Create a multi-use building and space that acts as an attractor for redevelopment in one of New Haven's up-and-coming nine square blocks. Define a work program that requires the response of a new architectural strategy. Insert a live/work housing prototype that adds a vertical profile to downtown while converting an underutilized public path into an urban gesture.
PROGRAM: The introduction of a third food cart zone in New Haven. The site becomes a destination on New Haven’s busiest food streets (Orange St + Crown St) while establishing a new user-base and locale. The linking and fostering of networks becomes a strategy for developing the relationship between LIVING space and WORKING space and also the overlap between units within the building.

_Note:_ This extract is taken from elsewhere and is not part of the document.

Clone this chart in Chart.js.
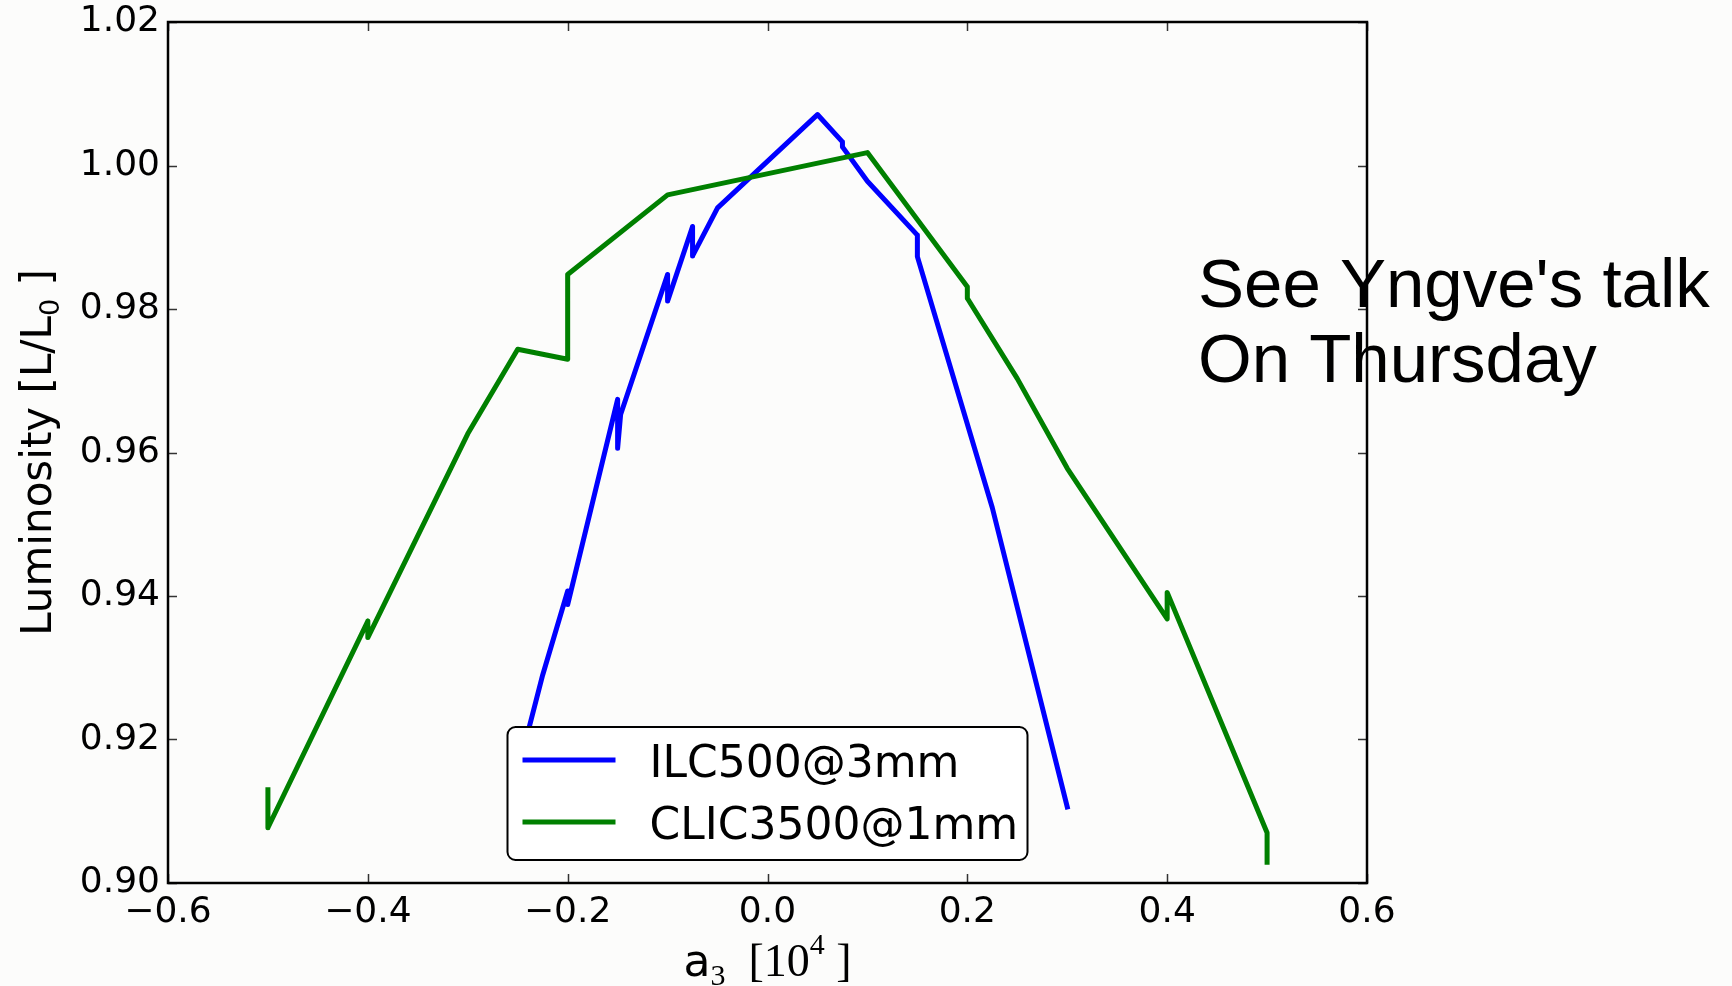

MOVING ROOM: Add a shared and negotiated live/work space. Residents would rent and appropriate the space as a means of expanding their environment. This space can be communal if used on the shared floors or private if attached to living units. The greater community sees the space as a spectacle and interfaces with it when it services the park. The position of the room in profile would be synonymous with certain activities. Common living/working clusters can negotiate the borrowing of the room as a shared common space for multiple residents. It becomes a discussion among the complex and its desirability keeps it active.

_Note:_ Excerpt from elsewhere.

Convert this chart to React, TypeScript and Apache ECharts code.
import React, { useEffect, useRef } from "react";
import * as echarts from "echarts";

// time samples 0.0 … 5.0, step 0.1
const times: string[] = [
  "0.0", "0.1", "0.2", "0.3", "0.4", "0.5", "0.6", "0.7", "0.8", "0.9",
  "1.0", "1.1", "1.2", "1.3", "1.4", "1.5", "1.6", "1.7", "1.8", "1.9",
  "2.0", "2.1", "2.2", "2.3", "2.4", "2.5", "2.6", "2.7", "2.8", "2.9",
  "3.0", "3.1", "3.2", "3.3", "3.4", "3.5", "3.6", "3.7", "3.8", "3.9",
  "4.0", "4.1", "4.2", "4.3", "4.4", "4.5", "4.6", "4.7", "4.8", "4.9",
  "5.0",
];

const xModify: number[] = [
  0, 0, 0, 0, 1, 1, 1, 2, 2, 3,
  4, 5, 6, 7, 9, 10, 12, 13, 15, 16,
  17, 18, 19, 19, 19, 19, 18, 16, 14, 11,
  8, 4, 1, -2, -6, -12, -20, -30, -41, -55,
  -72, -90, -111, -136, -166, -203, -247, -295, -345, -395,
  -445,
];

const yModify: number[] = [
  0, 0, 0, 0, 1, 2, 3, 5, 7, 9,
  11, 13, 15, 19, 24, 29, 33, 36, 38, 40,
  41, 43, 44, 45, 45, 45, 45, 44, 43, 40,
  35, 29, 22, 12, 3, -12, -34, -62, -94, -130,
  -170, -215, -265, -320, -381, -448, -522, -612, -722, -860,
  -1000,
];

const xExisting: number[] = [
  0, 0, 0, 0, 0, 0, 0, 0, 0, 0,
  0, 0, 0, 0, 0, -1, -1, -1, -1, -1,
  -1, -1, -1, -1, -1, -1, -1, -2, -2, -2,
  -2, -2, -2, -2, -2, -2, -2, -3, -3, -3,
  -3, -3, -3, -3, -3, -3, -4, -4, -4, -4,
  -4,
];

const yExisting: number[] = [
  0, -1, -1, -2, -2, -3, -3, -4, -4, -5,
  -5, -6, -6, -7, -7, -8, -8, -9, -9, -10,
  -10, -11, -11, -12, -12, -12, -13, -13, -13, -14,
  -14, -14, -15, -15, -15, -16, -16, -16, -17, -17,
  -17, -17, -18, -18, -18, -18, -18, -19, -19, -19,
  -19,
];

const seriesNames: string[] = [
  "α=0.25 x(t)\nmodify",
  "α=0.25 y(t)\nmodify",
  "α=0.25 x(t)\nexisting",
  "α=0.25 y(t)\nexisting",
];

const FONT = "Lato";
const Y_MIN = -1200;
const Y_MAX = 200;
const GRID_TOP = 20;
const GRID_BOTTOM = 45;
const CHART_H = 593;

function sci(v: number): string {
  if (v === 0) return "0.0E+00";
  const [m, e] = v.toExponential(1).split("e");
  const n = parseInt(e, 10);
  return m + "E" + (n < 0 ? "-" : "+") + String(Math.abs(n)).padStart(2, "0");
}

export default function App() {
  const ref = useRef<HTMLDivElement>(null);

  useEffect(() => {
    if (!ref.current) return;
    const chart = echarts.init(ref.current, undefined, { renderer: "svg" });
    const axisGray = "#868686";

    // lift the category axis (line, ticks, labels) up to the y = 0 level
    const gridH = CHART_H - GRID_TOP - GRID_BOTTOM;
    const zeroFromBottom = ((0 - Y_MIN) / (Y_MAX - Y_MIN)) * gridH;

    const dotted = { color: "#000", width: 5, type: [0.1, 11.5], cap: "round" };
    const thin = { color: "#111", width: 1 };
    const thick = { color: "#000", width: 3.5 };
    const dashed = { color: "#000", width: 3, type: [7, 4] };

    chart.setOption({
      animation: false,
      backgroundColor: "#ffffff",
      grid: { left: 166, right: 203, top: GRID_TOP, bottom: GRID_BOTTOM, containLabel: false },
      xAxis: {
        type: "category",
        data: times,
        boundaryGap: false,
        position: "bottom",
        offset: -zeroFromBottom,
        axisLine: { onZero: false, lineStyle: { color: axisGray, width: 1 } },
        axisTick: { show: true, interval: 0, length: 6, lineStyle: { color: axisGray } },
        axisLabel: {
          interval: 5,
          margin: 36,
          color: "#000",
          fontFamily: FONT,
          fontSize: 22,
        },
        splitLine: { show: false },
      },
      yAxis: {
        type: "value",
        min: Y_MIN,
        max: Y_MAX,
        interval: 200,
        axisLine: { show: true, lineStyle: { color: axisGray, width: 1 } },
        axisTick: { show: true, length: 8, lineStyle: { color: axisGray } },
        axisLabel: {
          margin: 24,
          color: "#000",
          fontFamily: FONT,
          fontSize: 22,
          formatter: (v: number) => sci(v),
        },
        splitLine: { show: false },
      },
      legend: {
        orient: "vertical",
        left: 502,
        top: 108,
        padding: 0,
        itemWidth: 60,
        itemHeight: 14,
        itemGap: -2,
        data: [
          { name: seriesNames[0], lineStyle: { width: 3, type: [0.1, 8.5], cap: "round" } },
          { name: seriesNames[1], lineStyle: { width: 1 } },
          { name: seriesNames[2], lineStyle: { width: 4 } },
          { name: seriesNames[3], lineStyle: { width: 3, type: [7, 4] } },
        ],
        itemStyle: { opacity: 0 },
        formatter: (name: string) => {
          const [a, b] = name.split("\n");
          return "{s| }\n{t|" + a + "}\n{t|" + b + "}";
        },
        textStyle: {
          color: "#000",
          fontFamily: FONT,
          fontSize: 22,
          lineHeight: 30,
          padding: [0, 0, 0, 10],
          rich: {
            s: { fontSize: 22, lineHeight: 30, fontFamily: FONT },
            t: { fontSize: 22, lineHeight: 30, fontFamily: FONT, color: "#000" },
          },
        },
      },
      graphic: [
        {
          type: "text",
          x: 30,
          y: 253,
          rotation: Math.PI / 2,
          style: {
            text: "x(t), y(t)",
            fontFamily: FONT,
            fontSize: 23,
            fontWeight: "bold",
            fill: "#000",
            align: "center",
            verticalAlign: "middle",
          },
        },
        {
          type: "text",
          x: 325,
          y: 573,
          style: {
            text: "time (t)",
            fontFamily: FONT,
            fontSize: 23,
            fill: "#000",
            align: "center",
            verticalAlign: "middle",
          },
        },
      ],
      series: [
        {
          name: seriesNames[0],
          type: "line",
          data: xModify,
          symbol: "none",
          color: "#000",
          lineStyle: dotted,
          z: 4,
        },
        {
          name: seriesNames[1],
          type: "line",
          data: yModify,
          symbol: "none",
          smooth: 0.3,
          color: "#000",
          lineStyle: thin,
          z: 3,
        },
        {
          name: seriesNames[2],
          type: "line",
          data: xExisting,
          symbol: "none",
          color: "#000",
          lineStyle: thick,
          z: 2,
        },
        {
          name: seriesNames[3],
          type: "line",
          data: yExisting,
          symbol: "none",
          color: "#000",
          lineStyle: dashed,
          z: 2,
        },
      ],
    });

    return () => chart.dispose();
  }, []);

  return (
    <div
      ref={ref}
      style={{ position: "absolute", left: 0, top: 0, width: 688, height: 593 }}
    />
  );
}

PROGRAM: Live-work Housing
CONTEXT: New Haven, CT, USA
CRITIC: Joel Sanders
SITE: The building is set in back of the local Art Space park. Installations rotate throughout the year, but the most active element remains the bus stop which services downtown from the outlying neighborhoods. Hundreds of people land and linger on the site throughout the day. Insert a live/work housing prototype that adds a vertical profile to downtown while converting an underutilized public path into an urban gesture.